## WRITTEN TASK
Show all lines that include the string "this"; copy each one.

[Start DATA SHOWN]

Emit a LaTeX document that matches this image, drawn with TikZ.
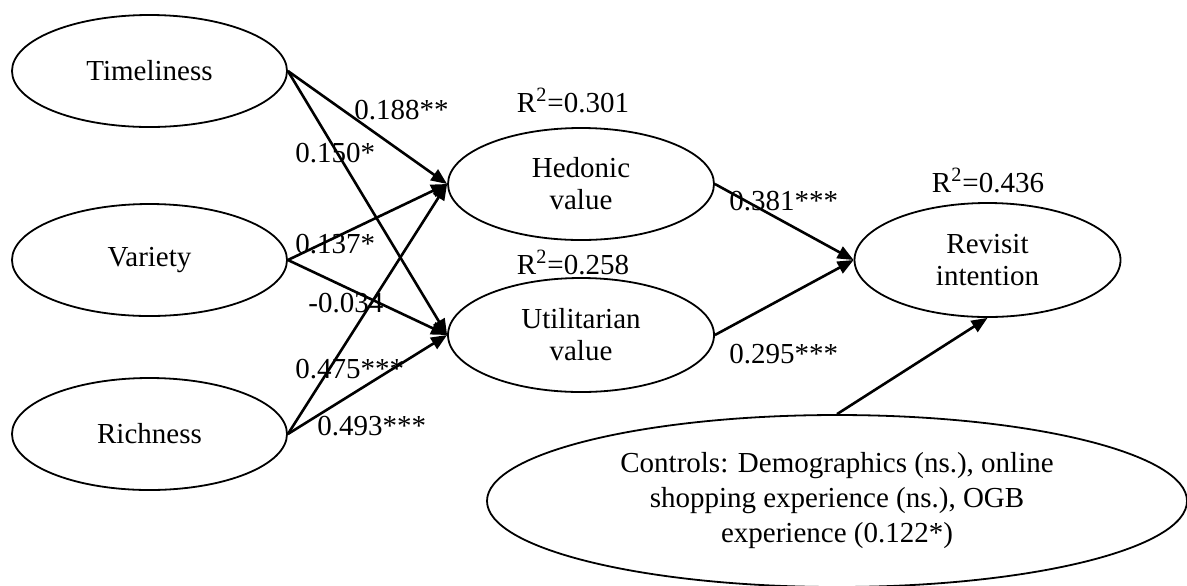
\documentclass[tikz,border=0pt]{standalone}
\usepackage{fontspec}
\setmainfont{Liberation Serif}
\usetikzlibrary{shapes.geometric,arrows.meta}

\begin{document}
\begin{tikzpicture}[x=0.5pt,y=-0.5pt,
   font=\fontsize{14.5}{16}\selectfont,
   latent/.style={draw,ellipse,line width=0.9pt,inner sep=0pt,align=center,
     minimum width=133pt,minimum height=56pt},
   effect/.style={-{Triangle[length=8pt,width=6.5pt]},line width=1.3pt},
   coef/.style={anchor=base west,inner sep=0pt},
   rsq/.style={anchor=base,inner sep=0pt}]
\useasboundingbox (0,0) rectangle (1187,585);
\node[latent,minimum width=137.5pt] (tim) at (149.5,71) {Timeliness};
\node[latent,minimum width=137.5pt] (var) at (149.5,260) {Variety};
\node[latent,minimum width=137.5pt] (ric) at (149.5,434) {Richness};
\node[latent] (hed) at (581,184) {Hedonic\\value};
\node[latent,minimum height=57pt] (uti) at (581,335) {Utilitarian\\value};
\node[latent,minimum height=57pt] (rev) at (987.5,260) {Revisit\\intention};
\node[latent,minimum width=350pt,minimum height=86pt,
   font=\fontsize{14.5}{17.5}\selectfont] (ctl) at (837,501)
   {Controls: Demographics (ns.), online\\shopping experience (ns.), OGB\\experience (0.122*)};

\draw[effect] (tim.east) -- (hed.west);
\draw[effect] (tim.east) -- (uti.west);
\draw[effect] (var.east) -- (hed.west);
\draw[effect] (var.east) -- (uti.west);
\draw[effect] (ric.east) -- (hed.west);
\draw[effect] (ric.east) -- (uti.west);
\draw[effect] (hed.east) -- (rev.west);
\draw[effect] (uti.east) -- (rev.west);
\draw[effect] (ctl.north) -- (rev.south);

\node[coef] (b188) at (354,119) {0.188**};
\node[coef] (b150) at (295,162) {0.150*};
\node[coef] (b137) at (295,253) {0.137*};
\node[coef] (b034) at (308,312) {-0.034};
\node[coef] (b475) at (295,378) {0.475***};
\node[coef] (b493) at (317,435) {0.493***};
\node[coef] (b381) at (729,210) {0.381***};
\node[coef] (b295) at (729,363) {0.295***};

\node[rsq] (rhed) at (573,112) {R\textsuperscript{2}=0.301};
\node[rsq] (ruti) at (573,274) {R\textsuperscript{2}=0.258};
\node[rsq] (rrev) at (988,192) {R\textsuperscript{2}=0.436};
\end{tikzpicture}
\end{document}
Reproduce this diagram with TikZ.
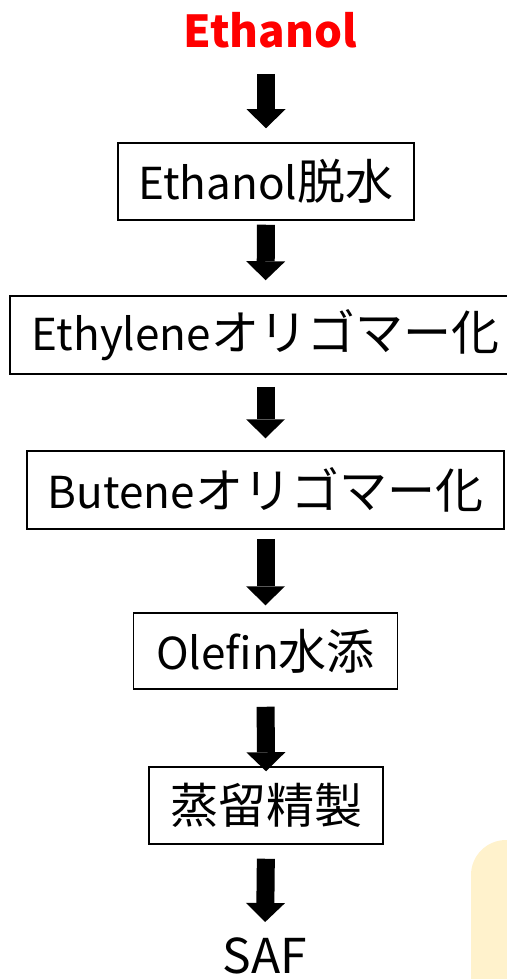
\documentclass[tikz,border=0pt]{standalone}
\usepackage{fontspec}
\setmainfont{Noto Sans CJK JP}
\usetikzlibrary{arrows.meta}
\definecolor{paleyellow}{HTML}{FFF2CC}
\newcommand\cjkbig[1]{{\fontsize{48}{50}\selectfont #1}}
\tikzset{
  stepbox/.style={draw=black, line width=1.5pt, inner sep=0pt, font=\fontsize{44}{50}\selectfont, text=black},
  bigarrow/.style={line width=18pt, -{Triangle[width=39pt,length=19pt,line width=0pt]}, black},
}
\begin{document}
\begin{tikzpicture}[x=1pt,y=-1pt]
\useasboundingbox (0,0) rectangle (506,979);
\fill[paleyellow] (471,990) -- (471,875) arc[start angle=180,end angle=270,radius=35] -- (520,840) -- (520,990) -- cycle;
\node[anchor=base, inner sep=0pt, text=red, font=\fontsize{44}{50}\selectfont\bfseries] (title) at (270.5,48) {Ethanol};
\node[stepbox, minimum width=296pt, minimum height=77pt] (b1) at (266,181.5) {Ethanol\cjkbig{脱水}};
\node[stepbox, minimum width=511pt, minimum height=78pt] (b2) at (265.5,335) {Ethylene\cjkbig{オリゴマー化}};
\node[stepbox, minimum width=477pt, minimum height=78pt] (b3) at (265.5,490) {Butene\cjkbig{オリゴマー化}};
\node[stepbox, minimum width=264pt, minimum height=76pt] (b4) at (265.5,651) {Olefin\cjkbig{水添}};
\node[stepbox, minimum width=234pt, minimum height=77pt] (b5) at (266,805.5) {\cjkbig{蒸留精製}};
\node[anchor=base, inner sep=0pt, font=\fontsize{48}{50}\selectfont] (saf) at (265,973) {SAF};
\draw[bigarrow, shorten <=25pt, shorten >=14pt] (b1.north |- title.south) -- (b1.north);
\draw[bigarrow, shorten <=4pt, shorten >=15pt] (b1.south) -- (b2.north);
\draw[bigarrow, shorten <=12pt, shorten >=12pt] (b2.south) -- (b3.north);
\draw[bigarrow, shorten <=9pt, shorten >=7pt] (b3.south) -- (b4.north);
\draw[bigarrow, shorten <=17pt, shorten >=-5pt] (b4.south) -- (b5.north);
\draw[bigarrow, shorten <=14pt, shorten >=15pt] (b5.south) -- (saf.north);
\end{tikzpicture}
\end{document}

[End DATA SHOWN]

## REPLY
Emit a LaTeX document that matches this image, drawn with TikZ.
Reproduce this diagram with TikZ.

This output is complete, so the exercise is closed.